Other stains found on the shawl were florescent and had the characteristics of semen. Louhelainen said that a second set of DNA tests were carried out on the stains after cells from the epithelium -- a tissue that lines cavities and organs -- were discovered in the stains. Two strands of DNA were tested against a descendent of Kosminski's sister. The first was a 99.2 percent match, while the other strand was a perfect match. Louhelainen wrote that the DNA extracted from the shawl enabled him to specify Eddowes's killer as being of Russian Jewish ancestry with dark hair.
"I’m excited and proud of what we’ve achieved," Louhelainen told the Mail, "and satisfied that we have established, as far as we possibly can, that Aaron Kosminski is the culprit."
However, scientists and scholars of the Ripper case have already cast doubt on Edwards and Louhelainen's specific claims, alleging that the evidence on the shawl is so compromised that any positive identification may be impossible.
"The shawl has been openly handled by loads of people and been touched, breathed on, spat upon," Richard Cobb, who runs Jack the Ripper conventions and tours, told The Times of London. "My DNA is probably on there. What’s more, Kosminski is likely to have frequented prostitutes in the East End of London.
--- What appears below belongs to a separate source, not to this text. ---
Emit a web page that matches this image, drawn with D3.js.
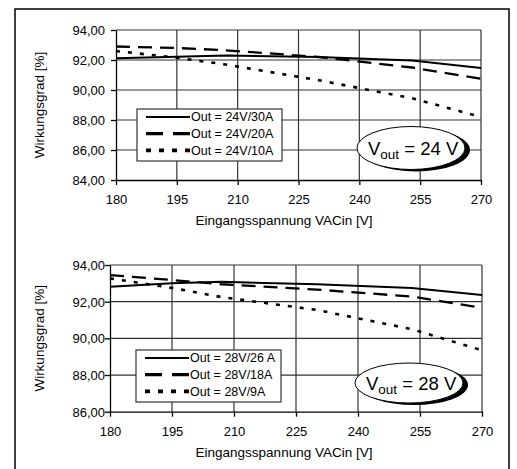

If I examined that shawl, I’d probably find links to 150 other men from the area."
Sir Alec Jeffreys, who invented the technique of DNA fingerprinting, called the new research "An interesting but remarkable claim that needs to be subjected to peer review, with detailed analysis of the provenance of the shawl and the nature of the claimed DNA match with the perpetrator's descendants and its power of discrimination; no actual evidence has yet been provided."
However, Jeffreys also said that the lack of convincing evidence at a distance of 125 years does not rule out Kosminski as the prime suspect. "If I remember correctly when I visited the Black Museum at New Scotland Yard," Jeffreys told the Independent, "Kosminski was long regarded as by far the most likely perpetrator."